When is Shapley Value Computation a Matter of Counting?

TL;DR

This paper explores the computational complexity of Shapley value computation in databases by relating it to model counting problems, providing new complexity results and conditions for when counting approaches suffice.

Contribution

It establishes complexity dichotomies for Shapley value computation in certain query classes and links it to fixed-size generalized model counting, offering new insights and explanations.

Findings

FP-#P complexity dichotomies for specific query classes

Conditions enabling reductions from model counting to Shapley value computation

New complexity results and explanations for existing SVC results

Abstract

The Shapley value provides a natural means of quantifying the contributions of facts to database query answers. In this work, we seek to broaden our understanding of Shapley value computation (SVC) in the database setting by revealing how it relates to Fixed-size Generalized Model Counting (FGMC), which is the problem of computing the number of sub-databases of a given size and containing a given set of assumed facts that satisfy a fixed query.
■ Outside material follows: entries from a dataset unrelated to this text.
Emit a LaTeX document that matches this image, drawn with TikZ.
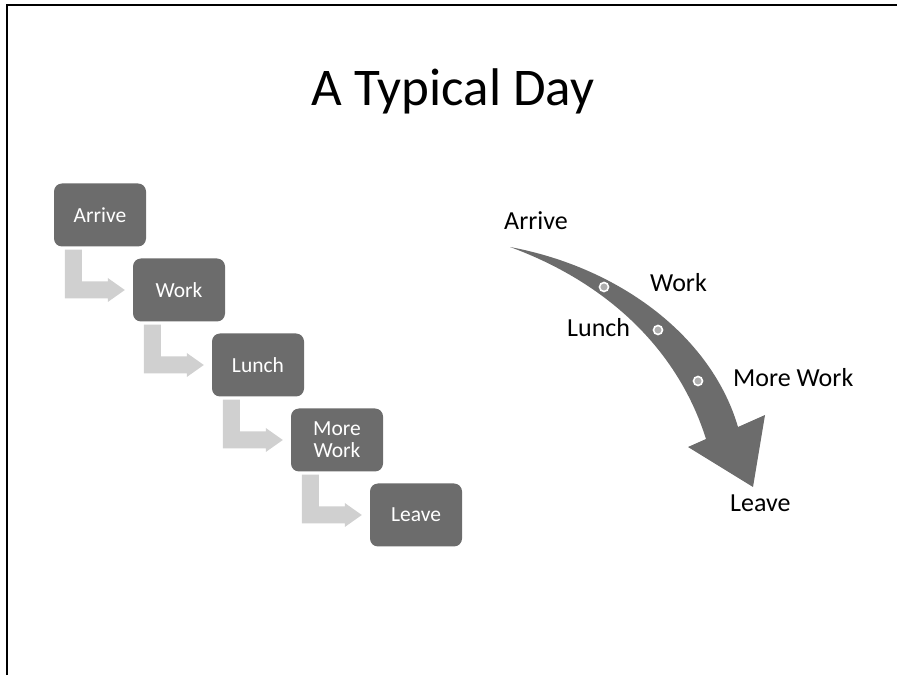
\documentclass[tikz,border=0pt]{standalone}
\usepackage{fontspec}
\setmainfont{Carlito}
\usetikzlibrary{calc}
\definecolor{boxgray}{RGB}{108,108,108}
\definecolor{stepgray}{RGB}{208,208,208}
\begin{document}
\begin{tikzpicture}[x=1pt, y=1pt,
  stepbox/.style={fill=boxgray, rounded corners=8pt, minimum width=92pt, minimum height=63pt, inner sep=2pt, text=white, align=center, font=\fontsize{21.5}{22}\selectfont},
  steparrow/.style={fill=stepgray},
  daydot/.style={circle, draw=white, line width=1.6pt, fill=boxgray!55, minimum size=9pt, inner sep=0pt},
  daylabel/.style={anchor=base west, inner sep=0pt, font=\fontsize{26}{30}\selectfont}]
  \useasboundingbox (0,0) rectangle (897,675);
  \draw[line width=1.5pt] (7,0) -- (7,670) -- (897,670);
  \node[anchor=base, font=\fontsize{53}{60}\selectfont] (title) at (453,569) {A Typical Day};
  % left: staircase
  \foreach \t [count=\i from 0] in {Arrive, Work, Lunch, {More\\Work}, Leave}
    \node[stepbox] (b\i) at ({100+79*\i},{460-75*\i}) {\t};
  \foreach \i [evaluate=\i as \j using int(\i+1)] in {0,...,3}
    \fill[steparrow] ($(b\i.south west)+(11,-3)$) -- ++(17,0) |- ($(b\j.west)+(-25,8.5)$) -- ++(0,3.5) -- ($(b\j.west)+(-8,0)$) -- ($(b\j.west)+(-25,-12)$) -- ++(0,3.5) -| ($(b\i.south west)+(11,-3)$) -- cycle;
  % right: curved arrow
  \fill[boxgray] (510,428) .. controls (622,407) and (712,337) .. (738,248) -- (765,260) -- (753,188) -- (688,228) -- (706,236) .. controls (678,325) and (608,392) .. (510,428) -- cycle;
  \foreach \x/\y [count=\k] in {604/388, 658/345, 698/294} \node[daydot] (dot\k) at (\x,\y) {};
  \node[daylabel] (arrive) at (504,445) {Arrive};
  \node[daylabel] (work) at (650,383) {Work};
  \node[daylabel] (lunch) at (567,338) {Lunch};
  \node[daylabel] (morework) at (733,288) {More Work};
  \node[daylabel] (leave) at (730,163) {Leave};
\end{tikzpicture}
\end{document}
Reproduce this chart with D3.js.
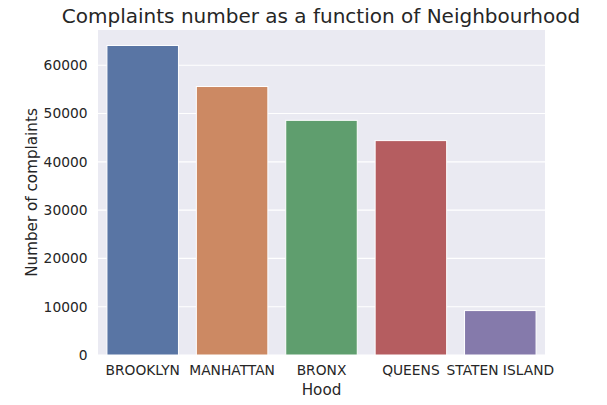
<!DOCTYPE html>
<html><head><meta charset="utf-8">
<script src="https://cdn.jsdelivr.net/npm/d3@7"></script>
<style>body{margin:0;background:#fff;} text{font-family:"DejaVu Sans",sans-serif;fill:#262626;}</style>
</head><body>
<svg id="c" width="607" height="405"></svg>
<script>
const categories = ["BROOKLYN","MANHATTAN","BRONX","QUEENS","STATEN ISLAND"];
const values = [64100, 55600, 48600, 44400, 9200];
const colors = ["#5975a4","#cc8963","#5f9e6e","#b55d60","#857aab"];
const yTicks = [0,10000,20000,30000,40000,50000,60000];

const svg = d3.select("#c");
const L=98, R=545, T=30, B=355;
const x = d3.scaleBand().domain(categories).range([L,R]).paddingInner(0.2).paddingOuter(0.1);
const y = d3.scaleLinear().domain([0, d3.max(values)*1.05]).range([B,T]);

svg.append("rect").attr("x",L).attr("y",T).attr("width",R-L).attr("height",B-T).attr("fill","#eaeaf2");
svg.append("g").selectAll("line").data(yTicks).join("line")
  .attr("x1",L).attr("x2",R).attr("y1",d=>y(d)).attr("y2",d=>y(d))
  .attr("stroke","#fff").attr("stroke-width",1.1);

svg.append("g").selectAll("rect").data(values).join("rect")
  .attr("x",(d,i)=>x(categories[i])).attr("width",x.bandwidth())
  .attr("y",d=>y(d)).attr("height",d=>B-y(d))
  .attr("fill",(d,i)=>colors[i]).attr("stroke","#fff").attr("stroke-width",1);

const ya = d3.axisLeft(y).tickValues(yTicks).tickSize(0).tickPadding(10.5).tickFormat(d3.format("d"));
const gy = svg.append("g").attr("transform",`translate(${L},0)`).call(ya);
gy.select(".domain").remove();
gy.selectAll("text").attr("font-size",13.8).style("fill","#262626");

const xa = d3.axisBottom(x).tickSize(0).tickPadding(10);
const gx = svg.append("g").attr("transform",`translate(0,${B})`).call(xa);
gx.select(".domain").remove();
gx.selectAll("text").attr("font-size",13.8).style("fill","#262626");

svg.append("text").attr("x",(L+R)/2).attr("y",394.5).attr("text-anchor","middle").attr("font-size",15.2).text("Hood");
svg.append("text").attr("transform",`translate(37,${(T+B)/2}) rotate(-90)`).attr("text-anchor","middle").attr("font-size",15.2).text("Number of complaints");
svg.append("text").attr("x",321).attr("y",23).attr("text-anchor","middle").attr("font-size",20).text("Complaints number as a function of Neighbourhood");
</script>
</body></html>
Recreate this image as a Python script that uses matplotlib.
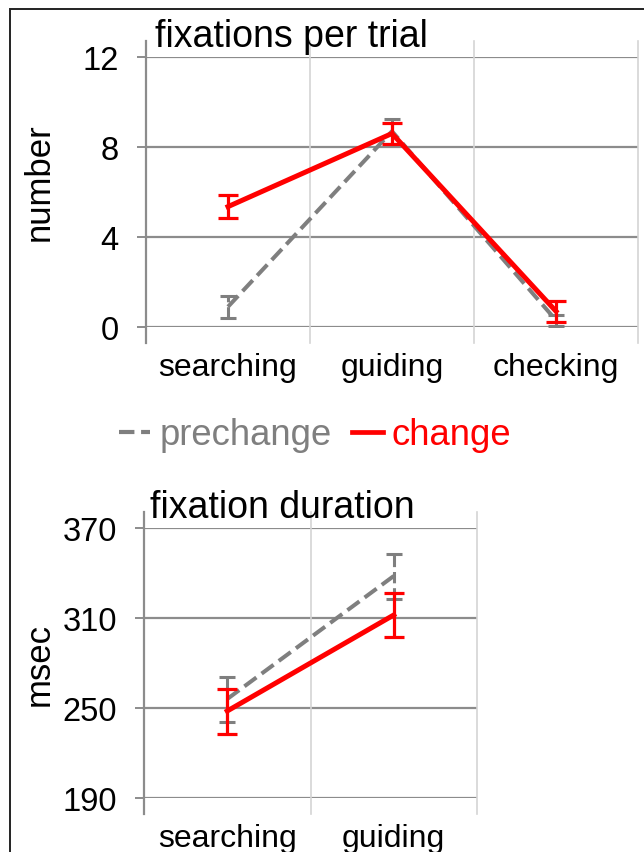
import matplotlib.pyplot as plt
import matplotlib.patches as mpatches
from matplotlib.lines import Line2D

plt.rcParams['font.family'] = ['Liberation Sans', 'DejaVu Sans']

# top panel: fixations per trial
phases_top = ['searching', 'guiding', 'checking']
fix_pre = [0.9, 8.7, 0.3]
fix_pre_err = [0.5, 0.55, 0.25]
fix_chg = [5.35, 8.6, 0.7]
fix_chg_err = [0.5, 0.48, 0.46]

# bottom panel: fixation duration
phases_bot = ['searching', 'guiding']
dur_pre = [256, 338]
dur_pre_err = [15, 15]
dur_chg = [248, 312]
dur_chg_err = [15, 14.5]

GRAY = '#7f7f7f'
RED = '#ff0000'
W, H = 644, 853

fig = plt.figure(figsize=(W / 100, H / 100), dpi=100)


def px_axes(left, right, top, bottom):
  return fig.add_axes([left / W, 1 - bottom / H, (right - left) / W, (bottom - top) / H])


def draw_panel(ax, cats, pre, pre_err, chg, chg_err, yticks, ylim, title):
  n = len(cats)
  ax.set_xlim(0, n)
  ax.set_ylim(*ylim)
  for s in ax.spines.values():
    s.set_visible(False)
  for yv in yticks:
    ax.axhline(yv, color='#8c8c8c', lw=1.6, zorder=1)
  # category boundaries, extending above and below like excel
  for i in range(n + 1):
    c = '#8c8c8c' if i == 0 else '#d4d4d4'
    ax.axvline(i, ymin=-0.06, ymax=1.06, color=c, lw=1.6 if i == 0 else 1.2,
               clip_on=False, zorder=1)
  x = [i + 0.5 for i in range(n)]
  eb = ax.errorbar(x, pre, yerr=pre_err, color=GRAY, lw=2.9, ls='--',
                   elinewidth=2.2, capsize=6, capthick=2.2, zorder=3)
  eb[2][0].set_linestyle('--')
  ax.errorbar(x, chg, yerr=chg_err, color=RED, lw=3.6,
              elinewidth=2.3, capsize=7, capthick=2.3, zorder=4)
  ax.set_yticks(yticks)
  ax.set_yticklabels([str(v) for v in yticks])
  ax.set_xticks(x)
  ax.set_xticklabels(cats)
  ax.tick_params(axis='y', length=6.5, width=1.4, color='#8c8c8c', pad=13, labelsize=23.5)
  ax.tick_params(axis='x', length=0, pad=18, labelsize=23)
  ax.text(0.018, 1.04, title, transform=ax.transAxes, fontsize=27,
          ha='left', va='baseline')


ax1 = px_axes(146, 638, 58, 328)
draw_panel(ax1, phases_top, fix_pre, fix_pre_err, fix_chg, fix_chg_err,
           [0, 4, 8, 12], (0, 12), 'fixations per trial')

ax2 = px_axes(144, 477, 529, 799)
draw_panel(ax2, phases_bot, dur_pre, dur_pre_err, dur_chg, dur_chg_err,
           [190, 250, 310, 370], (190, 370), 'fixation duration')

fig.text(39 / W, 1 - 182 / H, 'number', rotation=90, fontsize=25, ha='center', va='center')
fig.text(39 / W, 1 - 665 / H, 'msec', rotation=90, fontsize=25, ha='center', va='center')

handles = [Line2D([], [], color=GRAY, lw=3, ls='--'),
           Line2D([], [], color=RED, lw=3.4)]
leg = fig.legend(handles, ['prechange', 'change'], loc='center left',
                 bbox_to_anchor=(119 / W, 1 - 436 / H), ncol=2, frameon=False,
                 fontsize=26.3, handlelength=0.85, handletextpad=0.25,
                 columnspacing=0.55, borderpad=0, borderaxespad=0,
                 labelcolor='linecolor')

# outer frame (cut off at right and bottom)
fig.patches.append(mpatches.Rectangle((10 / W, -0.1), 1.2, 1 - 10 / H + 0.1,
                                      transform=fig.transFigure, fill=False,
                                      ec='#222222', lw=1.4))

fig.savefig('out.png', dpi=100)
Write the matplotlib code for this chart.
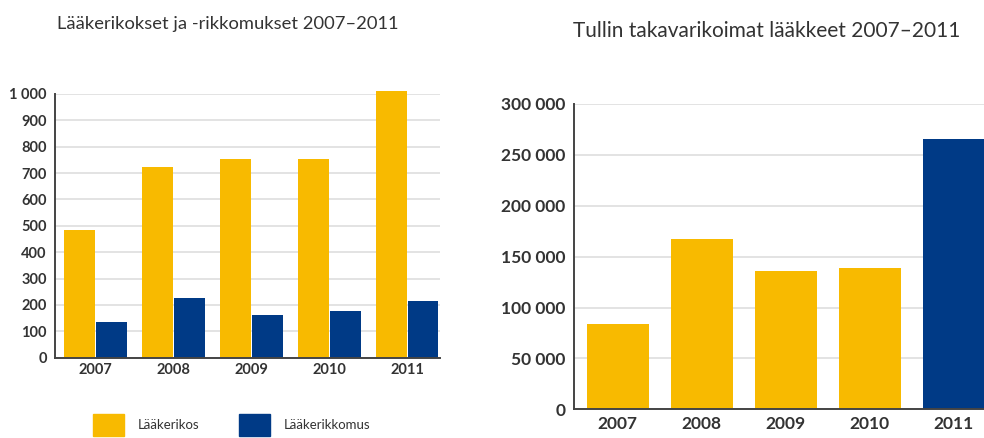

Our focus will be on explaining the difficulty of SVC via FGMC, and to this end, we identify general conditions on queries which enable reductions from FGMC to SVC. As a byproduct, we not only obtain alternative explanations for most existing results on SVC, but also new complexity results. In particular, we establish FP-#P complexity dichotomies for constant-free connected UCQs and homomorphism-closed connected graph queries. We further explore variants of SVC, either in the absence of assumed facts, or where we measure the contribution of constants rather than facts.